This is a pretty broad question so I'll limit myself to describing one instance of how the radius of the Earth is measured. Specifically, I'll talk about how it's measured today, with current technology.
As technology has progressed, our ability to precisely measure facets of the Earth has drastically improved. At this point, we can measure the exact shape and size of the Earth to such precision that asking about the "radius of the Earth" is no longer meaningful. Primarily because we know the shape of the Earth to such precision that we know it is not a perfect sphere with a fixed radius.

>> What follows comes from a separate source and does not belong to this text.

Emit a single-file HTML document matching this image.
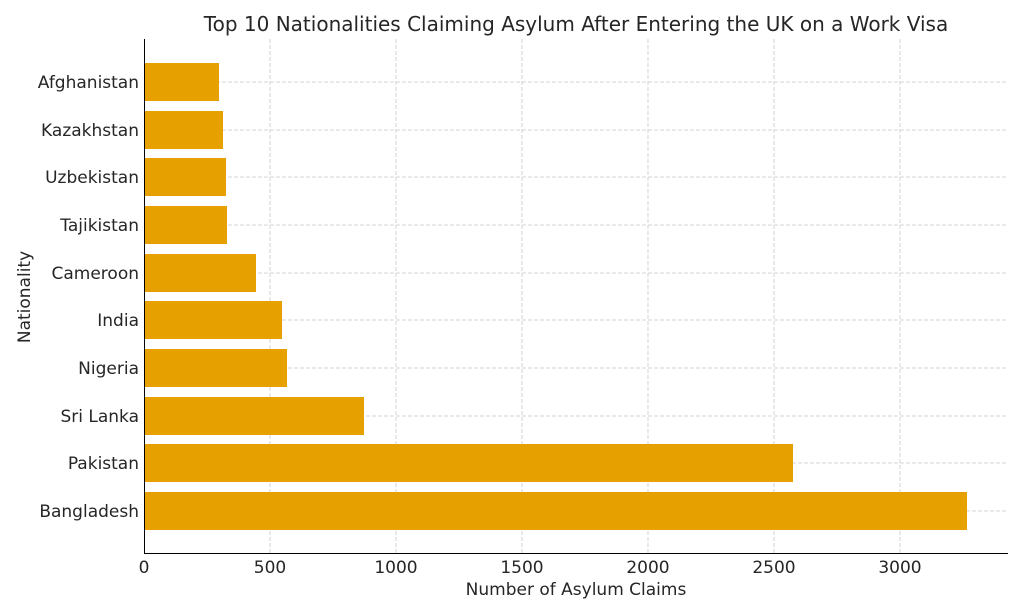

The current standard used to describe the exact shape of the Earth is the World Geodetic System, the latest edition of which is referred to as WGS84. In effect, this is a coordinate system centered on the Earth that precisely describes the shape of the Earth. This is done by using sensitive satellite measurements to fit the spherical harmonics to the Earth's geoid. The current, most updated version of WGS84 has more than 4.6 million harmonic terms with an accuracy in "radius" at any given point of 10 km. That is, you could pick any precise location on the Earth and use WGS84 to calculate the radius of the Earth at that exact point to an accuracy of 10 km. This radius would of course vary as you moved about the Earth.
If you really want to break this down into a simple number, the WGS model, at the crudest level, considers the Earth to be an oblate spheroid with an equitorial radius of $R_{eq} = 6\:378\:137\:\mathrm{m}$ and a polar radius of $R_{p} = 6\:356\:752.3\:\mathrm{m}$.